— Material provided —
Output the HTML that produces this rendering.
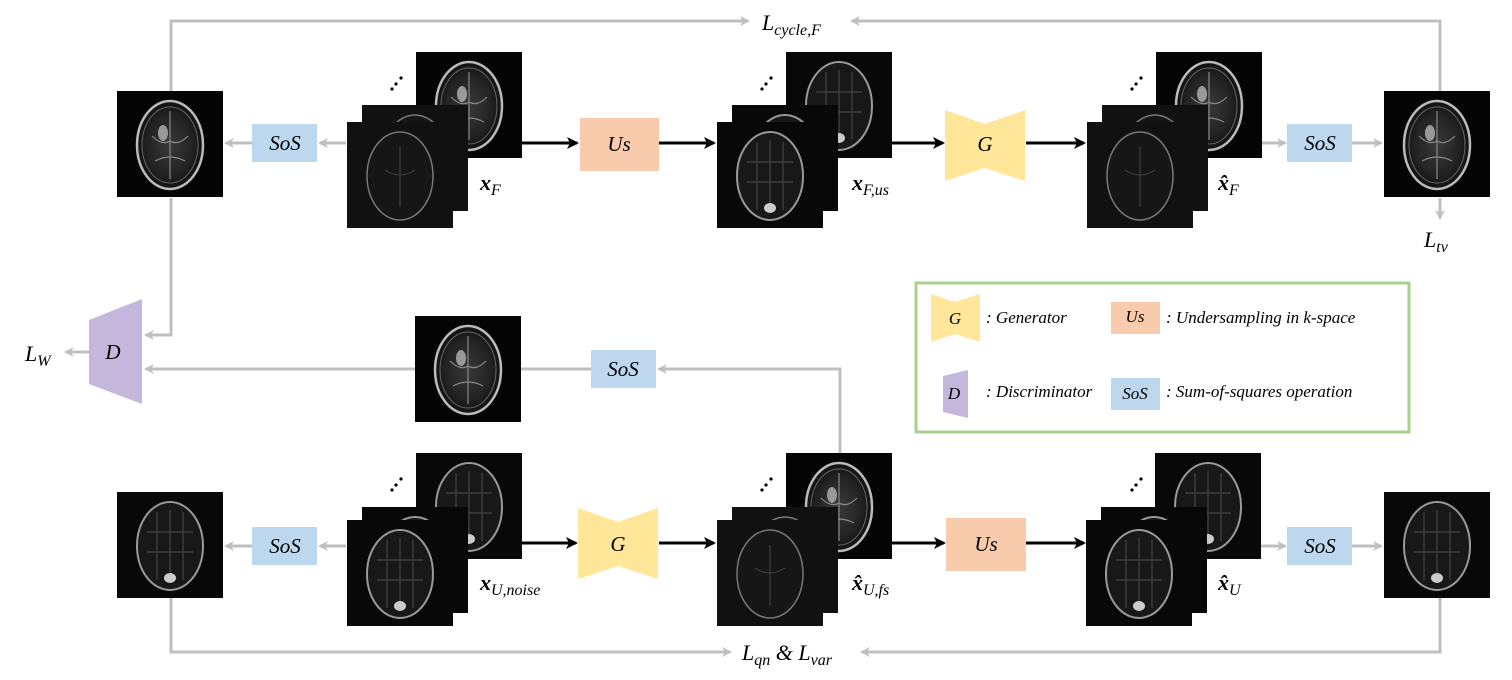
<!DOCTYPE html>
<html><head><meta charset="utf-8"><style>
html,body{margin:0;padding:0;background:#fff;}
svg{display:block;}
.m{font-family:"Liberation Serif",serif;font-style:italic;}
.b{font-weight:bold;}
.leg{font-family:"Liberation Serif",serif;font-style:italic;font-size:17px;}
</style></head><body>
<svg width="1512" height="680" viewBox="0 0 1512 680" xmlns="http://www.w3.org/2000/svg">
<defs>
<marker id="ag" markerWidth="10" markerHeight="10" refX="8" refY="5" orient="auto" markerUnits="userSpaceOnUse"><path d="M0,0 L10,5 L0,10 L3,5 z" fill="#bfbfbf"/></marker>
<marker id="ab" markerWidth="12" markerHeight="12" refX="10" refY="6" orient="auto" markerUnits="userSpaceOnUse"><path d="M0,0 L12,6 L0,12 L3,6 z" fill="#000"/></marker>
<radialGradient id="rg" cx="50%" cy="50%" r="50%"><stop offset="0" stop-color="#3a3a3a"/><stop offset="0.7" stop-color="#222"/><stop offset="1" stop-color="#111"/></radialGradient>
<symbol id="brain" viewBox="0 0 106 106"><rect width="106" height="106" fill="#050505"/><ellipse cx="53" cy="54" rx="33" ry="44" fill="url(#rg)" stroke="#bbb" stroke-width="2.5"/><ellipse cx="53" cy="54" rx="28" ry="38" fill="none" stroke="#666" stroke-width="1"/><path d="M53,20 V88 M35,45 Q45,55 53,50 Q61,55 71,45 M38,70 Q53,62 68,70" stroke="#888" stroke-width="1.2" fill="none"/><ellipse cx="46" cy="42" rx="5" ry="8" fill="#999"/></symbol>
<symbol id="brainU" viewBox="0 0 106 106"><rect width="106" height="106" fill="#080808"/><ellipse cx="53" cy="54" rx="33" ry="44" fill="#181818" stroke="#999" stroke-width="2"/><path d="M53,18 V90 M30,40 H76 M30,60 H76 M40,20 V88 M66,20 V88" stroke="#444" stroke-width="1.2" fill="none"/><ellipse cx="53" cy="86" rx="6" ry="5" fill="#ccc"/></symbol>
<symbol id="brainN" viewBox="0 0 106 106"><rect width="106" height="106" fill="#111"/><ellipse cx="53" cy="54" rx="33" ry="44" fill="#161616" stroke="#777" stroke-width="1.5"/><path d="M53,25 V85 M38,48 Q53,58 68,48" stroke="#444" stroke-width="1" fill="none"/></symbol>
</defs>

<g fill="none" stroke="#bfbfbf" stroke-width="3">
<polyline points="171,91 171,21 748,21" marker-end="url(#ag)"/>
<polyline points="1440,91 1440,21 852,21" marker-end="url(#ag)"/>
<line x1="1440" y1="198" x2="1440" y2="218" marker-end="url(#ag)"/>
<line x1="346" y1="143" x2="320" y2="143" marker-end="url(#ag)"/>
<line x1="252" y1="143" x2="226" y2="143" marker-end="url(#ag)"/>
<line x1="1192" y1="143" x2="1285" y2="143" marker-end="url(#ag)"/>
<line x1="1352" y1="143" x2="1381" y2="143" marker-end="url(#ag)"/>
<polyline points="171,198 171,335 146,335" marker-end="url(#ag)"/>
<line x1="591" y1="369" x2="146" y2="369" marker-end="url(#ag)"/>
<polyline points="840,453 840,369 659,369" marker-end="url(#ag)"/>
<line x1="89" y1="352" x2="66" y2="352" marker-end="url(#ag)"/>
<line x1="346" y1="546" x2="320" y2="546" marker-end="url(#ag)"/>
<line x1="252" y1="546" x2="226" y2="546" marker-end="url(#ag)"/>
<line x1="1261" y1="546" x2="1285" y2="546" marker-end="url(#ag)"/>
<line x1="1352" y1="546" x2="1381" y2="546" marker-end="url(#ag)"/>
<polyline points="171,598 171,652 730,652" marker-end="url(#ag)"/>
<polyline points="1440,598 1440,652 862,652" marker-end="url(#ag)"/>
</g>
<g stroke="#000" stroke-width="3">
<line x1="521" y1="143" x2="577" y2="143" marker-end="url(#ab)"/>
<line x1="659" y1="143" x2="714" y2="143" marker-end="url(#ab)"/>
<line x1="892" y1="143" x2="943" y2="143" marker-end="url(#ab)"/>
<line x1="1026" y1="143" x2="1084" y2="143" marker-end="url(#ab)"/>
<line x1="521" y1="543" x2="576" y2="543" marker-end="url(#ab)"/>
<line x1="659" y1="543" x2="714" y2="543" marker-end="url(#ab)"/>
<line x1="892" y1="543" x2="944" y2="543" marker-end="url(#ab)"/>
<line x1="1026" y1="543" x2="1084" y2="543" marker-end="url(#ab)"/>
</g>

<use href="#brain" x="117" y="91" width="106" height="106"/>
<use href="#brain" x="416" y="52" width="106" height="106"/>
<use href="#brainN" x="362" y="105" width="106" height="106"/>
<use href="#brainN" x="347" y="122" width="106" height="106"/>
<use href="#brainU" x="786" y="52" width="106" height="106"/>
<use href="#brainU" x="732" y="105" width="106" height="106"/>
<use href="#brainU" x="717" y="122" width="106" height="106"/>
<use href="#brain" x="1156" y="52" width="106" height="106"/>
<use href="#brainN" x="1102" y="105" width="106" height="106"/>
<use href="#brainN" x="1087" y="122" width="106" height="106"/>
<use href="#brain" x="1384" y="91" width="106" height="106"/>
<use href="#brain" x="415" y="316" width="106" height="106"/>
<use href="#brainU" x="117" y="492" width="106" height="106"/>
<use href="#brainU" x="416" y="453" width="106" height="106"/>
<use href="#brainU" x="362" y="507" width="106" height="106"/>
<use href="#brainU" x="347" y="520" width="106" height="106"/>
<use href="#brain" x="786" y="453" width="106" height="106"/>
<use href="#brainN" x="732" y="507" width="106" height="106"/>
<use href="#brainN" x="717" y="520" width="106" height="106"/>
<use href="#brainU" x="1155" y="453" width="106" height="106"/>
<use href="#brainU" x="1101" y="507" width="106" height="106"/>
<use href="#brainU" x="1086" y="520" width="106" height="106"/>
<use href="#brainU" x="1384" y="492" width="106" height="106"/>

<g fill="#000">
<circle cx="392" cy="89" r="1.6"/><circle cx="396" cy="84" r="1.6"/><circle cx="401" cy="78" r="1.6"/>
<circle cx="762" cy="89" r="1.6"/><circle cx="766" cy="84" r="1.6"/><circle cx="771" cy="78" r="1.6"/>
<circle cx="1132" cy="89" r="1.6"/><circle cx="1136" cy="84" r="1.6"/><circle cx="1141" cy="78" r="1.6"/>
<circle cx="392" cy="490" r="1.6"/><circle cx="396" cy="485" r="1.6"/><circle cx="401" cy="479" r="1.6"/>
<circle cx="762" cy="490" r="1.6"/><circle cx="766" cy="485" r="1.6"/><circle cx="771" cy="479" r="1.6"/>
<circle cx="1132" cy="490" r="1.6"/><circle cx="1136" cy="485" r="1.6"/><circle cx="1141" cy="479" r="1.6"/>
</g>

<g class="m" font-size="21" text-anchor="middle">
<rect x="252" y="124" width="65" height="38" fill="#bdd7ee"/><text x="285" y="150">SoS</text>
<rect x="1287" y="124" width="65" height="38" fill="#bdd7ee"/><text x="1320" y="150">SoS</text>
<rect x="591" y="350" width="65" height="38" fill="#bdd7ee"/><text x="623" y="376">SoS</text>
<rect x="252" y="527" width="65" height="38" fill="#bdd7ee"/><text x="285" y="553">SoS</text>
<rect x="1287" y="527" width="65" height="38" fill="#bdd7ee"/><text x="1320" y="553">SoS</text>
<rect x="580" y="118" width="79" height="53" fill="#f8cbad"/><text x="619" y="151">Us</text>
<rect x="946" y="518" width="80" height="53" fill="#f8cbad"/><text x="986" y="551">Us</text>
<polygon points="945,110 985,124 1025,110 1025,181 985,168 945,181" fill="#ffe699"/><text x="985" y="151">G</text>
<polygon points="578,508 618,522 658,508 658,579 618,566 578,579" fill="#ffe699"/><text x="618" y="551">G</text>
<polygon points="89,320 142,299 142,404 89,384" fill="#c5b6db"/><text x="113" y="359">D</text>
</g>

<g class="m" font-size="22">
<text x="762" y="30">L<tspan font-size="16" dy="5">cycle,F</tspan></text>
<text x="25" y="361">L<tspan font-size="16" dy="5">W</tspan></text>
<text x="1424" y="247">L<tspan font-size="16" dy="5">tv</tspan></text>
<text x="742" y="660">L<tspan font-size="16" dy="5">qn</tspan><tspan dy="-5"> &amp; L</tspan><tspan font-size="16" dy="5">var</tspan></text>
<text x="480" y="190" class="m b">x<tspan font-size="16" dy="5" font-weight="normal">F</tspan></text>
<text x="852" y="190" class="m b">x<tspan font-size="16" dy="5" font-weight="normal">F,us</tspan></text>
<text x="1218" y="190" class="m b">x̂<tspan font-size="16" dy="5" font-weight="normal">F</tspan></text>
<text x="480" y="590" class="m b">x<tspan font-size="16" dy="5" font-weight="normal">U,noise</tspan></text>
<text x="852" y="590" class="m b">x̂<tspan font-size="16" dy="5" font-weight="normal">U,fs</tspan></text>
<text x="1218" y="590" class="m b">x̂<tspan font-size="16" dy="5" font-weight="normal">U</tspan></text>
</g>

<rect x="916" y="283" width="493" height="149" fill="#fff" stroke="#a9d18e" stroke-width="3"/>
<polygon points="931,294 955,302 980,294 980,342 955,334 931,342" fill="#ffe699"/>
<text x="955" y="324" class="leg" text-anchor="middle">G</text>
<text x="986" y="323" class="leg">: Generator</text>
<rect x="1111" y="302" width="49" height="32" fill="#f8cbad"/>
<text x="1135" y="322" class="leg" text-anchor="middle">Us</text>
<text x="1166" y="323" class="leg">: Undersampling in k-space</text>
<polygon points="943,376 968,370 968,418 943,412" fill="#c5b6db"/>
<text x="954" y="399" class="leg" text-anchor="middle">D</text>
<text x="986" y="397" class="leg">: Discriminator</text>
<rect x="1111" y="378" width="49" height="32" fill="#bdd7ee"/>
<text x="1135" y="399" class="leg" text-anchor="middle">SoS</text>
<text x="1166" y="397" class="leg">: Sum-of-squares operation</text>
</svg>
</body></html>
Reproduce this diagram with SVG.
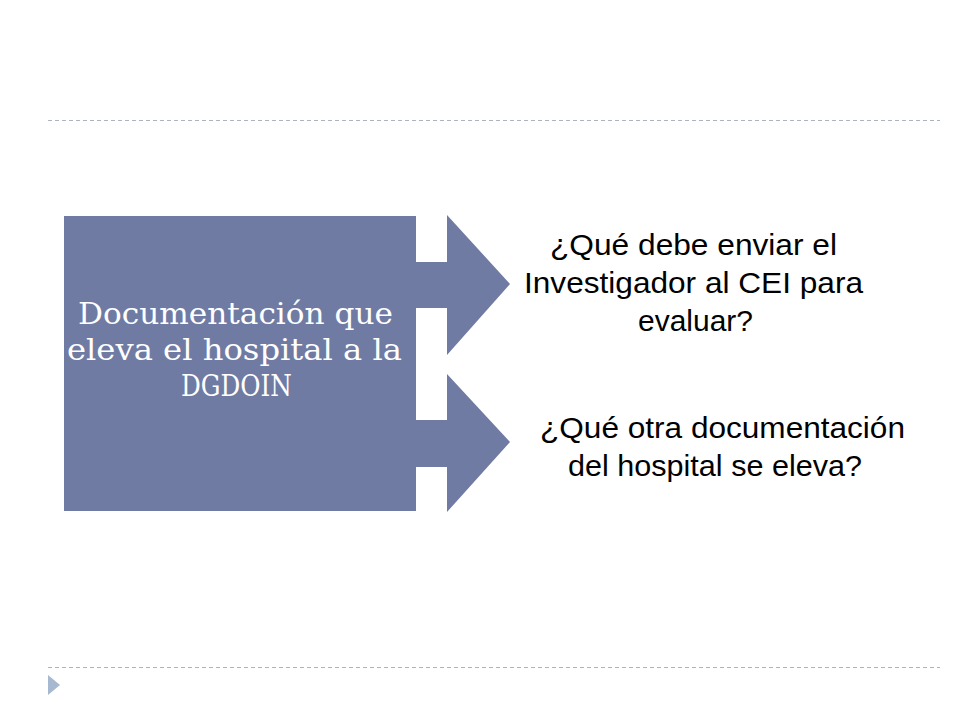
<svg xmlns="http://www.w3.org/2000/svg" width="960" height="720" viewBox="0 0 960 720">
<style>
.bg{fill:#ffffff}
.sep{stroke:#a9b3c2;stroke-width:1.2;stroke-dasharray:4 3;fill:none}
.shape{fill:#6f7ba3}
.lt{font-family:"DejaVu Serif","Liberation Serif",serif;font-size:29px;fill:#ffffff;text-anchor:middle}
.q{font-family:"Liberation Sans",Arial,sans-serif;font-size:30px;fill:#000000;text-anchor:middle}
</style>
<rect class="bg" x="0" y="0" width="960" height="720"/>
<line class="sep" x1="48" y1="120.5" x2="940" y2="120.5"/>
<line class="sep" x1="48" y1="667.5" x2="940" y2="667.5"/>
<polygon points="48,675 60,685 48,695" fill="#a6b9d1"/>
<g id="main">
<rect class="shape" x="64" y="216" width="352" height="295"/>
<text class="lt" x="235.5" y="324" textLength="315" lengthAdjust="spacingAndGlyphs">Documentación que</text>
<text class="lt" x="234.5" y="360" textLength="335" lengthAdjust="spacingAndGlyphs">eleva el hospital a la</text>
<text class="lt" x="236.5" y="396" textLength="111" lengthAdjust="spacingAndGlyphs">DGDOIN</text>
</g>
<g id="connectors">
<polygon class="shape" points="416,262 447,262 447,215 510,284 447,355 447,308 416,308"/>
<polygon class="shape" points="416,420 447,420 447,374 510,442 447,512 447,467 416,467"/>
</g>
<g id="q1">
<text class="q" x="693.5" y="255" textLength="287" lengthAdjust="spacingAndGlyphs">¿Qué debe enviar el</text>
<text class="q" x="693.5" y="293" textLength="339" lengthAdjust="spacingAndGlyphs">Investigador al CEI para</text>
<text class="q" x="695.5" y="331" textLength="115" lengthAdjust="spacingAndGlyphs">evaluar?</text>
</g>
<g id="q2">
<text class="q" x="722.5" y="438" textLength="365" lengthAdjust="spacingAndGlyphs">¿Qué otra documentación</text>
<text class="q" x="715" y="476" textLength="294" lengthAdjust="spacingAndGlyphs">del hospital se eleva?</text>
</g>
</svg>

— Required work —
Search the entries for the word "this", then list each line that holds it.

— The result —
Output the HTML that produces this rendering.
Reproduce this diagram with SVG.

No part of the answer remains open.